I wonder how many times I have tried in my travel photos to exclude cars and other modern elements because they look incongruous in the reality I would like to capture. This reminds me of the famous Starbucks coffee cup that was spotted in a Game of Thrones episode.

coffee cup mistakenly left on set
coffee cup mistakenly left on set

Then there are photographic attempts to juxtapose the ancient with the modern, such as photos from India of robed monks speaking on cell phones. These are contrived with a certain purpose in mind.

Buddhist monks using cellphones

It is a truism of the modern world and of the ubiquity of cameras that our desire to record, post and share what we see frequently interferes with our ability to truly be present in our experiences.

guys filming passing ship
Figure 2: Young photographers in Kochi, Kerala

When I first embarked on a trip outside of the European and North American reality I was used to, I decided not to take pictures at all. At the time I was thinking that photos are only poor shadows of the reality experienced, and one should rely upon memory instead. To photograph reality is to change it; there’s the quantum mechanics law, according to which it is impossible to observe reality without interfering in it. Lao Tzu, my inspiration of the time, had said, “one who excels in traveling leaves no wheel tracks”.

But maybe another approach is deliberately to make photography a participatory experience and, rather than attempt to capture reality or a version of it, to make images that are themselves objects of creation. Instead of taking a photo of a street, one may take a certain detail and then enhance it or superimpose it upon another image. This may be done to reflect an inspiration felt at the time, with no attempt to stay close to the perceived reality. This kind of photography well expresses the knowledge that every attempt to capture reality is doomed from the beginning; that viewing is always interpretation. As one could expect, there are many cringe-worthy web sites devoted to the subject of art photography.

Figure 3: From https://www.photographytalk.com/fine-art-photography

It is almost inevitable that whatever we do has been done previously and probably better. This is, after all, an era in which several hundred people climb Everest every year, millions of people descend upon the world’s cultural capitals and every aspect of human endeavour becomes hackeneyed and trivialized.

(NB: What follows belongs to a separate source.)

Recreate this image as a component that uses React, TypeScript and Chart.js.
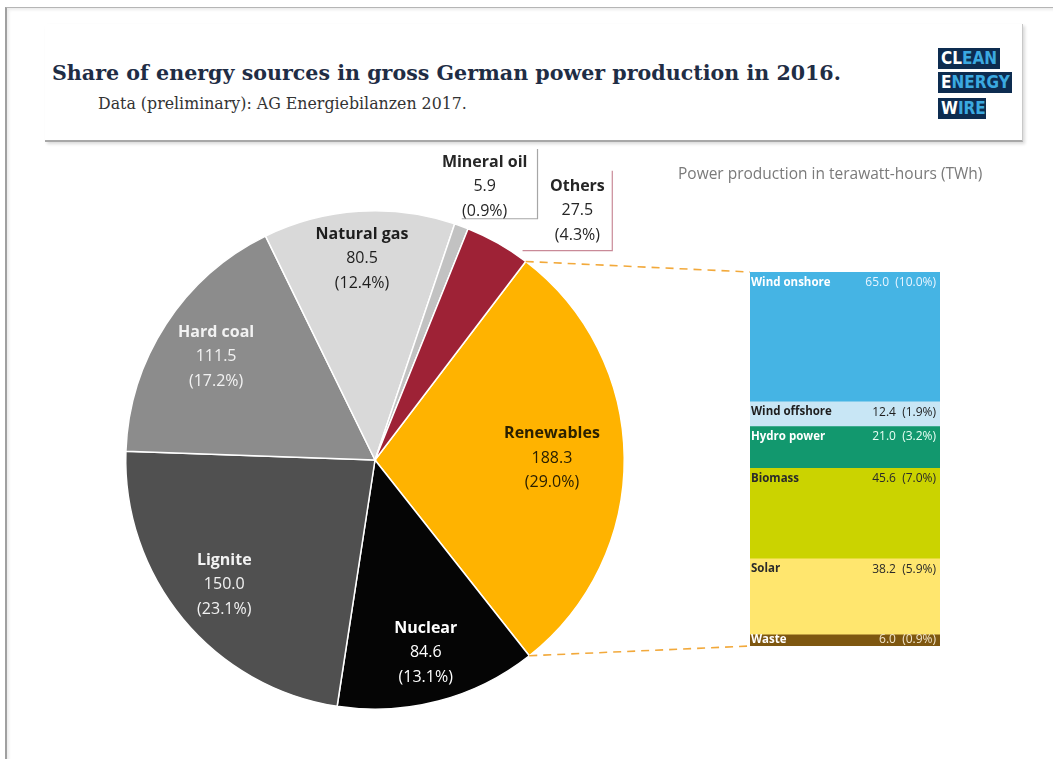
import React, { useEffect, useRef } from "react";
import { Chart, registerables } from "chart.js";

Chart.register(...registerables);

// ---- Data ----
const pieLabels = ["Renewables", "Nuclear", "Lignite", "Hard coal", "Natural gas", "Mineral oil", "Others"];
const pieValues = [188.3, 84.6, 150.0, 111.5, 80.5, 5.9, 27.5];
const piePercents = ["29.0", "13.1", "23.1", "17.2", "12.4", "0.9", "4.3"];

const renewLabels = ["Wind onshore", "Wind offshore", "Hydro power", "Biomass", "Solar", "Waste"];
const renewValues = [65.0, 12.4, 21.0, 45.6, 38.2, 6.0];
const renewPercents = ["10.0", "1.9", "3.2", "7.0", "5.9", "0.9"];

// ---- Styles ----
const pieColors = ["#FFB300", "#050505", "#505050", "#8C8C8C", "#D9D9D9", "#C2C2C2", "#9E2236"];
const pieTextColors = ["#2b2000", "#ffffff", "#f2f2f2", "#f2f2f2", "#1e1e1e", "#262626", "#262626"];
const insideLabelRadius = [0.71, 0.8, 0.785, 0.76, 0.81];
const outsideLabelPos: Record<number, [number, number]> = { 5: [0.44, -1.096], 6: [0.812, -1.0] };

const renewColors = ["#45B4E4", "#C8E6F5", "#12986E", "#CBD300", "#FFE66E", "#7E5710"];
const renewNameColors = ["#ffffff", "#1e1e1e", "#ffffff", "#2a2a2a", "#2a2a2a", "#ffffff"];
const renewValueColors = ["#e8f4ff", "#1e1e1e", "#e8fff4", "#2a2a2a", "#2a2a2a", "#f2e6cc"];

const W = 1053;
const H = 759;
const BAR_BOX = { left: 750, top: 272, width: 190, height: 374 };
const FONT = '"Open Sans", "Noto Sans", sans-serif';

const pieLabelPlugin = {
  id: "pieLabelPlugin",
  beforeDatasetsDraw(chart: any) {
    const ctx = chart.ctx as CanvasRenderingContext2D;
    const a = chart.getDatasetMeta(0).data[0];
    if (!a) return;
    const { x, y, outerRadius: R } = a.getProps(["x", "y", "outerRadius"], true);
    const s = R / 250;
    ctx.save();
    ctx.lineWidth = 1.2;
    // Mineral oil callout box
    ctx.strokeStyle = "#a6a6a6";
    ctx.beginPath();
    ctx.moveTo(x + 163 * s, y - 312 * s);
    ctx.lineTo(x + 163 * s, y - 242 * s);
    ctx.lineTo(x + 87 * s, y - 242 * s);
    ctx.stroke();
    // Others callout box
    ctx.strokeStyle = "#c98a98";
    ctx.beginPath();
    ctx.moveTo(x + 238 * s, y - 290 * s);
    ctx.lineTo(x + 238 * s, y - 210 * s);
    ctx.lineTo(x + 148 * s, y - 210 * s);
    ctx.stroke();
    ctx.restore();
  },
  afterDatasetsDraw(chart: any) {
    const ctx = chart.ctx as CanvasRenderingContext2D;
    const arcs = chart.getDatasetMeta(0).data as any[];
    ctx.save();
    ctx.textAlign = "center";
    ctx.textBaseline = "middle";
    arcs.forEach((arc, i) => {
      const { x, y, startAngle, endAngle, outerRadius } = arc.getProps(
        ["x", "y", "startAngle", "endAngle", "outerRadius"],
        true
      );
      const mid = (startAngle + endAngle) / 2;
      let lx: number, ly: number;
      const out = outsideLabelPos[i];
      if (out) {
        lx = x + out[0] * outerRadius;
        ly = y + out[1] * outerRadius;
      } else {
        const r = insideLabelRadius[i] * outerRadius;
        lx = x + Math.cos(mid) * r;
        ly = y + Math.sin(mid) * r;
      }
      ctx.fillStyle = pieTextColors[i];
      ctx.font = `bold 16px ${FONT}`;
      ctx.fillText(pieLabels[i], lx, ly - 24.5);
      ctx.font = `16px ${FONT}`;
      ctx.fillText(pieValues[i].toFixed(1), lx, ly);
      ctx.fillText(`(${piePercents[i]}%)`, lx, ly + 24.5);
    });
    // dashed connectors from renewables slice to stacked bar
    const ren = arcs[0];
    if (ren) {
      const { x, y, startAngle, endAngle, outerRadius } = ren.getProps(
        ["x", "y", "startAngle", "endAngle", "outerRadius"],
        true
      );
      ctx.strokeStyle = "#F2A93B";
      ctx.lineWidth = 1.6;
      ctx.setLineDash([8, 6]);
      ctx.beginPath();
      ctx.moveTo(x + Math.cos(startAngle) * outerRadius, y + Math.sin(startAngle) * outerRadius);
      ctx.lineTo(BAR_BOX.left, BAR_BOX.top);
      ctx.moveTo(x + Math.cos(endAngle) * outerRadius, y + Math.sin(endAngle) * outerRadius);
      ctx.lineTo(BAR_BOX.left, BAR_BOX.top + BAR_BOX.height);
      ctx.stroke();
    }
    ctx.restore();
  },
};

const barLabelPlugin = {
  id: "barLabelPlugin",
  afterDatasetsDraw(chart: any) {
    const ctx = chart.ctx as CanvasRenderingContext2D;
    ctx.save();
    ctx.textBaseline = "middle";
    chart.data.datasets.forEach((_ds: any, i: number) => {
      const bar = chart.getDatasetMeta(i).data[0] as any;
      if (!bar) return;
      const { x, y, base, width } = bar.getProps(["x", "y", "base", "width"], true);
      const top = Math.min(y, base);
      const h = Math.abs(base - y);
      const left = x - width / 2;
      const right = x + width / 2;
      const ty = top + Math.min(11, h / 2);
      ctx.font = `bold 11.5px ${FONT}`;
      ctx.fillStyle = renewNameColors[i];
      ctx.textAlign = "left";
      ctx.fillText(renewLabels[i], left + 1, ty);
      ctx.font = `12px ${FONT}`;
      ctx.fillStyle = renewValueColors[i];
      ctx.textAlign = "right";
      ctx.fillText(`${renewValues[i].toFixed(1)}  (${renewPercents[i]}%)`, right - 4, ty);
    });
    ctx.restore();
  },
};

const logoBox = (first: string, rest: string, top: number, width: number) => (
  <div
    style={{
      position: "absolute",
      left: 938,
      top,
      width,
      height: 21,
      background: "#0D2C50",
      fontFamily: '"Liberation Sans Narrow", "DejaVu Sans Condensed", "Roboto", sans-serif',
      fontWeight: 700,
      fontSize: 17,
      lineHeight: "21px",
      paddingLeft: 3,
      boxSizing: "border-box",
      letterSpacing: 0,
      whiteSpace: "nowrap",
    }}
  >
    <span style={{ color: "#ffffff" }}>{first}</span>
    <span style={{ color: "#3BA9E0" }}>{rest}</span>
  </div>
);

export default function App() {
  const pieRef = useRef<HTMLCanvasElement>(null);
  const barRef = useRef<HTMLCanvasElement>(null);

  useEffect(() => {
    const pie = new Chart(pieRef.current as HTMLCanvasElement, {
      type: "pie",
      data: {
        labels: pieLabels,
        datasets: [
          {
            data: pieValues,
            backgroundColor: pieColors,
            borderColor: "#ffffff",
            borderWidth: 1.5,
          },
        ],
      },
      options: {
        responsive: false,
        animation: false,
        devicePixelRatio: 1,
        rotation: 37.2,
        layout: { padding: { left: 125, right: 428, top: 210, bottom: 49 } },
        plugins: { legend: { display: false }, tooltip: { enabled: false } },
      },
      plugins: [pieLabelPlugin],
    } as any);

    const total = renewValues.reduce((a, b) => a + b, 0);
    const bar = new Chart(barRef.current as HTMLCanvasElement, {
      type: "bar",
      data: {
        labels: ["Renewables"],
        datasets: renewLabels.map((l, i) => ({
          label: l,
          data: [renewValues[i]],
          backgroundColor: renewColors[i],
          borderWidth: 0,
          barPercentage: 1,
          categoryPercentage: 1,
          stack: "r",
        })),
      },
      options: {
        responsive: false,
        animation: false,
        devicePixelRatio: 1,
        layout: { padding: 0 },
        scales: {
          x: { display: false, stacked: true },
          y: { display: false, stacked: true, min: 0, max: total, reverse: true },
        },
        plugins: { legend: { display: false }, tooltip: { enabled: false } },
      },
      plugins: [barLabelPlugin],
    } as any);

    return () => {
      pie.destroy();
      bar.destroy();
    };
  }, []);

  return (
    <div
      style={{
        position: "absolute",
        left: 0,
        top: 0,
        width: W,
        height: H,
        overflow: "hidden",
        background: "#ffffff",
      }}
    >
      {/* outer frame */}
      <div
        style={{
          position: "absolute",
          left: 5,
          top: 7,
          width: W,
          height: H,
          borderTop: "1.5px solid #b5b5b5",
          borderLeft: "2px solid #a0a0a0",
          boxShadow: "inset 2px 2px 3px rgba(0,0,0,0.08)",
        }}
      />
      {/* header card */}
      <div
        style={{
          position: "absolute",
          left: 45,
          top: 24,
          width: 977,
          height: 116,
          borderRight: "1px solid #c8c8c8",
          borderBottom: "2px solid #a8a8a8",
          boxShadow: "2px 2px 3px rgba(0,0,0,0.15)",
        }}
      />
      <div
        style={{
          position: "absolute",
          left: 52,
          top: 62,
          fontFamily: '"DejaVu Serif", "Liberation Serif", serif',
          fontWeight: 700,
          fontSize: 20.6,
          lineHeight: "22px",
          color: "#1F2D45",
          whiteSpace: "nowrap",
        }}
      >
        Share of energy sources in gross German power production in 2016.
      </div>
      <div
        style={{
          position: "absolute",
          left: 98,
          top: 95,
          fontFamily: '"DejaVu Serif", "Liberation Serif", serif',
          fontSize: 15.8,
          lineHeight: "18px",
          color: "#333333",
          whiteSpace: "nowrap",
        }}
      >
        Data (preliminary): AG Energiebilanzen 2017.
      </div>
      {logoBox("CL", "EAN", 48, 62)}
      {logoBox("E", "NERGY", 72, 74)}
      {logoBox("W", "IRE", 98, 48)}

      <canvas
        ref={pieRef}
        width={W}
        height={H}
        style={{ position: "absolute", left: 0, top: 0, width: W, height: H }}
      />
      <canvas
        ref={barRef}
        width={BAR_BOX.width}
        height={BAR_BOX.height}
        style={{
          position: "absolute",
          left: BAR_BOX.left,
          top: BAR_BOX.top,
          width: BAR_BOX.width,
          height: BAR_BOX.height,
        }}
      />
      <div
        style={{
          position: "absolute",
          left: 678,
          top: 162,
          fontFamily: FONT,
          fontSize: 15.5,
          lineHeight: "22px",
          color: "#7a7a7a",
          whiteSpace: "nowrap",
        }}
      >
        Power production in terawatt-hours (TWh)
      </div>
    </div>
  );
}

In the end, I find that, social media and messaging services not withstanding, I take or make pictures mainly for myself: either as an aide-mémoire, or because in some other way it pleases me. Nobody – not even family members – is interested to scroll through a whole album of travel photos. Maybe our grown children will look back occasionally on the photos taken of them when they were young.

Photography is not just about the product; it can also be an exercise in seeing. Engaging in it gets us in the habit of opening our eyes and trains our visual acuity. There is no guarantee that what we capture digitally will express anything of value, but it is certain that if our eyes are half shut, we are less aware and less alive to our surroundings.